- [What to do]:
Would you pull out every line of the material that contains the string "diagram"?

[begin Rows]

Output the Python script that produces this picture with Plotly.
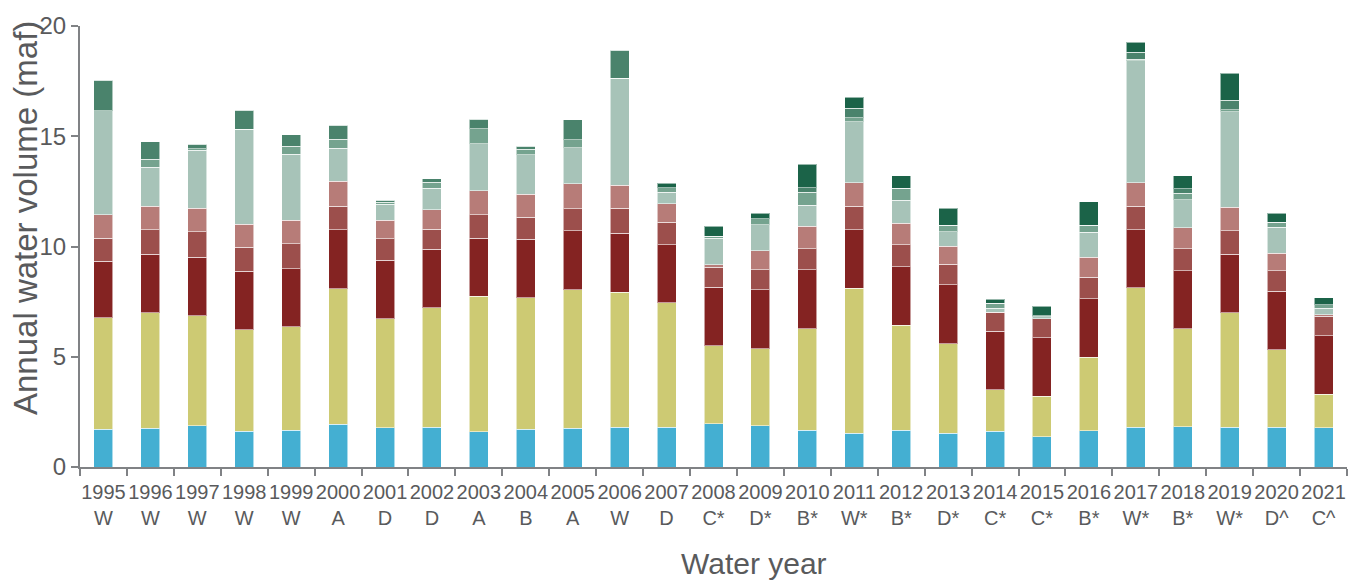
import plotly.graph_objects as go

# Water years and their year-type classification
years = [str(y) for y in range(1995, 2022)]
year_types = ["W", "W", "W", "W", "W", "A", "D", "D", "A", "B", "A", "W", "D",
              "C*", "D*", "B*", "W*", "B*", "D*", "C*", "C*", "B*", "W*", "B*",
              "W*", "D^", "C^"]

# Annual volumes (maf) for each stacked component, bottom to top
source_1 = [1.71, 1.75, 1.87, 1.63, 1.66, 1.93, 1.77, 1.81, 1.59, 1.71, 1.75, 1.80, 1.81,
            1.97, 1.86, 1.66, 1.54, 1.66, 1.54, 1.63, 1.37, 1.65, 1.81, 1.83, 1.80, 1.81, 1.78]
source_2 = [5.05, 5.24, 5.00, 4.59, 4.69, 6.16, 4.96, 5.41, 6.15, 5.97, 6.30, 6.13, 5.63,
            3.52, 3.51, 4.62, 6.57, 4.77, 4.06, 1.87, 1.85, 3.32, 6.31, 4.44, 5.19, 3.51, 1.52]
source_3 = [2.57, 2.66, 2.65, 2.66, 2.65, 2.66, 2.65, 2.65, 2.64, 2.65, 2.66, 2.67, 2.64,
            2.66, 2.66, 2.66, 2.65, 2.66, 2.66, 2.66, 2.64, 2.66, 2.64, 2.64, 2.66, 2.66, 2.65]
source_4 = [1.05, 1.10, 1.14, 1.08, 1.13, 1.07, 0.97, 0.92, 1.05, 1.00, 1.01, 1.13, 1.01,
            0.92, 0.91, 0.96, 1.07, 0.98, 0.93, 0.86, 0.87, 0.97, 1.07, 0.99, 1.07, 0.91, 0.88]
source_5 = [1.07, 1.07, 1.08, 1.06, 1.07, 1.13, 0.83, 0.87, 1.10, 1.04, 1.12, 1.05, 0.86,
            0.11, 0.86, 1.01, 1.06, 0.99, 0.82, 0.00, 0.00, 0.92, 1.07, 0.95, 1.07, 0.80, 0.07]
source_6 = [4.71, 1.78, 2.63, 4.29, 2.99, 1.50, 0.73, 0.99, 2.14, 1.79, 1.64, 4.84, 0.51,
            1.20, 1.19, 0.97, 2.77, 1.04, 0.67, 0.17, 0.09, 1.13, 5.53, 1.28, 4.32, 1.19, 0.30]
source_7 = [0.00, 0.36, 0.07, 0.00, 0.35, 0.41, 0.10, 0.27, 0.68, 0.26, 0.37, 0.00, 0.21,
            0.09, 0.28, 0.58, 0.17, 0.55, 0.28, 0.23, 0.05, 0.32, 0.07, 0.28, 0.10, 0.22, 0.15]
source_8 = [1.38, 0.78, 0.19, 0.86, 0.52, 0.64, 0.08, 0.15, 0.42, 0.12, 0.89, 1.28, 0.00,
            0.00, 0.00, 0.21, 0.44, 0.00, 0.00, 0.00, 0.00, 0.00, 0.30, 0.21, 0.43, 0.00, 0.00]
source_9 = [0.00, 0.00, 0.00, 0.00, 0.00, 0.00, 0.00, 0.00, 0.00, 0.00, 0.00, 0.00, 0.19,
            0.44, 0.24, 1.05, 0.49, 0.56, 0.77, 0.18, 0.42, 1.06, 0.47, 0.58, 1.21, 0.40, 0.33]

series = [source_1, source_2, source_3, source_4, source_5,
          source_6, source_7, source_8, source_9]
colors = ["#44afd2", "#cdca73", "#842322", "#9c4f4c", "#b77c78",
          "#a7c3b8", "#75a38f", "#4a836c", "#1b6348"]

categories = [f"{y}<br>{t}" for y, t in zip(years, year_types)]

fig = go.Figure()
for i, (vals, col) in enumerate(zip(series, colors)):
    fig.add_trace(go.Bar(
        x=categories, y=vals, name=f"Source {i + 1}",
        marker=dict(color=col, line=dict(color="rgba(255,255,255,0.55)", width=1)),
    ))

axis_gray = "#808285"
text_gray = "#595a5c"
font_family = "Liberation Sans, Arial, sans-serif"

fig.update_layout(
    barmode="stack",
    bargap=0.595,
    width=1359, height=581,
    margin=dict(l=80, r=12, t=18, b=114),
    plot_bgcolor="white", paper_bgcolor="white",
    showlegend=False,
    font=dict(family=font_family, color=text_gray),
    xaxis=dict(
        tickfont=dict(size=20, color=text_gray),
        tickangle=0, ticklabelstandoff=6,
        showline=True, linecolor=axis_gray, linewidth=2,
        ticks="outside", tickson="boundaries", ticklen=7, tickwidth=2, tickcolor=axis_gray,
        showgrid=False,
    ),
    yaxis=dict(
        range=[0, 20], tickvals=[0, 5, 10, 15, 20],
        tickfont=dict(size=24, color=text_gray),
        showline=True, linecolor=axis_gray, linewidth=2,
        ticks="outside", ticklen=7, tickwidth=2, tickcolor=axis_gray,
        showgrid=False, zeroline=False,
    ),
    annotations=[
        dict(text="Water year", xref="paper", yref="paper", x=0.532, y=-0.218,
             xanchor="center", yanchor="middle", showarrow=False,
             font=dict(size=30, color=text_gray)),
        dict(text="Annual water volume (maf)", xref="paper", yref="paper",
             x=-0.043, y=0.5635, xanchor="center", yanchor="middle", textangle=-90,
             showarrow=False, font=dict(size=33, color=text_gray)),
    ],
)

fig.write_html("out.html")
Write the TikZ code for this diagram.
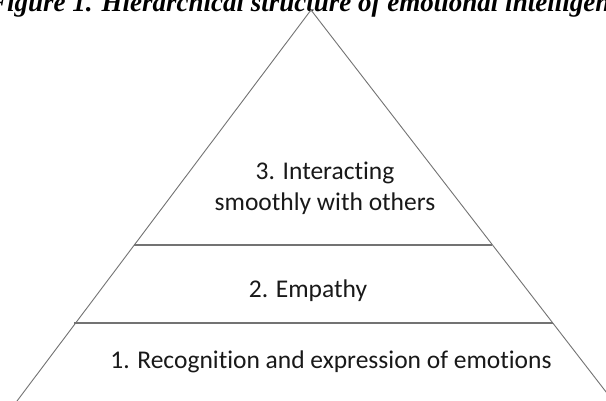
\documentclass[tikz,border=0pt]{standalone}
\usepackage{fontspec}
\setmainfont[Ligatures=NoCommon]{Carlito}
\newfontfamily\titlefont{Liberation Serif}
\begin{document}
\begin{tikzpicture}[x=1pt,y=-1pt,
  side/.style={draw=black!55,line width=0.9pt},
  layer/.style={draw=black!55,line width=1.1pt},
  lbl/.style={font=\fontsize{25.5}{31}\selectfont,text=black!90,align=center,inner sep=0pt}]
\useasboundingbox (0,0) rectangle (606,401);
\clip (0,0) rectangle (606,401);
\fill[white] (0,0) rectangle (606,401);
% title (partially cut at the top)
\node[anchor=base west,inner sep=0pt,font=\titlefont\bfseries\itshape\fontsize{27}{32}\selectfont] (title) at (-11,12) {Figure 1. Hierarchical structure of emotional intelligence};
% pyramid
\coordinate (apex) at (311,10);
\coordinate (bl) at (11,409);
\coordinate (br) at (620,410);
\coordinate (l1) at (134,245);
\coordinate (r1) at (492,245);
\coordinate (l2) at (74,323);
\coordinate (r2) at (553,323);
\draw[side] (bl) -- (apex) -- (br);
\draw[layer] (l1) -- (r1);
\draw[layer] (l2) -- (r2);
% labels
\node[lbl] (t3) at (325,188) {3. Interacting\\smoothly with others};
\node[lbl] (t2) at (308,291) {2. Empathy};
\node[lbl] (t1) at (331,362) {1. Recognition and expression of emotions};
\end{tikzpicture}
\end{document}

[end Rows]
[begin Rows]

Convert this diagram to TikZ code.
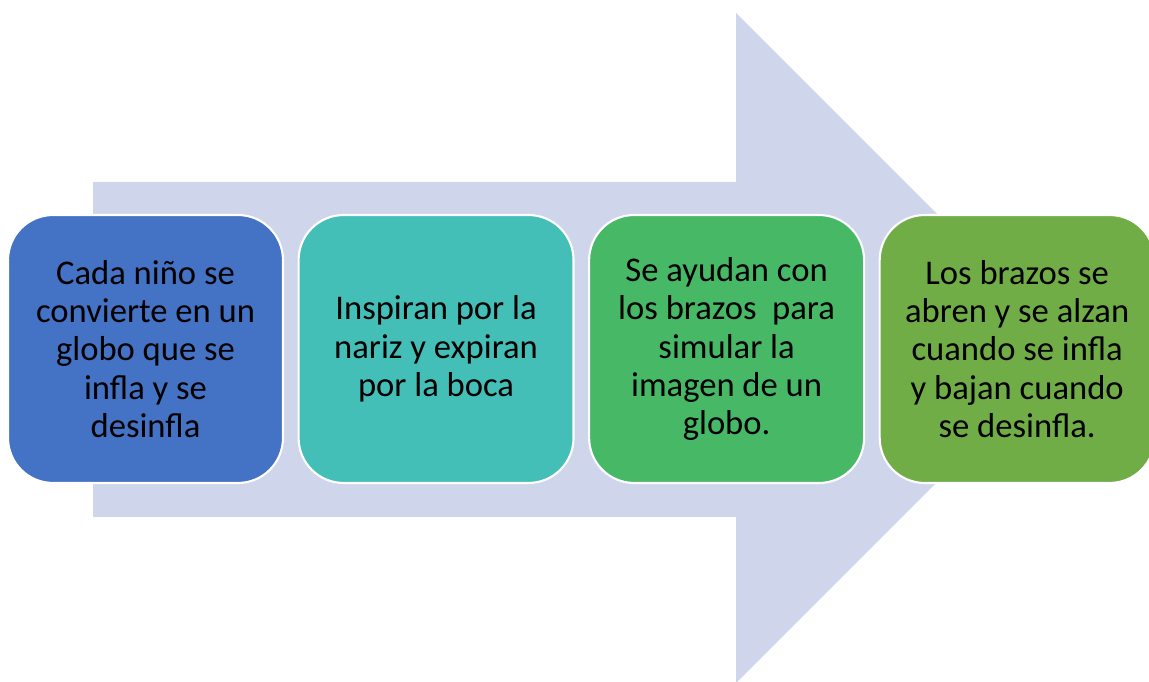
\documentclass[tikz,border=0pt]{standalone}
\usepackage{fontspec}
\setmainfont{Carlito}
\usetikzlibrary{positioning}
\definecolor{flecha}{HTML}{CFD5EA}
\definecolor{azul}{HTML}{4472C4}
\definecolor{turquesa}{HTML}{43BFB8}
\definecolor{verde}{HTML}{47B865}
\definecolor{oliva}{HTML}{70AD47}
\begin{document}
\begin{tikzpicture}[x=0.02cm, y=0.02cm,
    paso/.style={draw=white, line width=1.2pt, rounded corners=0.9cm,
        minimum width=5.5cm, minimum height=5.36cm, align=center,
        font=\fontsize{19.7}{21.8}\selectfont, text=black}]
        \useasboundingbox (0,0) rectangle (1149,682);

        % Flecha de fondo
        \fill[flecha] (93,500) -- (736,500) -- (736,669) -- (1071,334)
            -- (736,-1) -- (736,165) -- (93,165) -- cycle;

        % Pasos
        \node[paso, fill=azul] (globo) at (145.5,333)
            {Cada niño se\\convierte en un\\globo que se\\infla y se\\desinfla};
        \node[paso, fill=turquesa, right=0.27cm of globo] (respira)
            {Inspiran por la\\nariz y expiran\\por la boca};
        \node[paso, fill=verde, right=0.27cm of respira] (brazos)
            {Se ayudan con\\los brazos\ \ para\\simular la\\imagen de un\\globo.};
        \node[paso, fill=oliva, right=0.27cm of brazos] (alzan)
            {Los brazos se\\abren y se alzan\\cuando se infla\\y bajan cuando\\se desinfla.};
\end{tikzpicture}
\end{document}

[end Rows]

- [Output of the exercise]:
Write the TikZ code for this diagram.
Convert this diagram to TikZ code.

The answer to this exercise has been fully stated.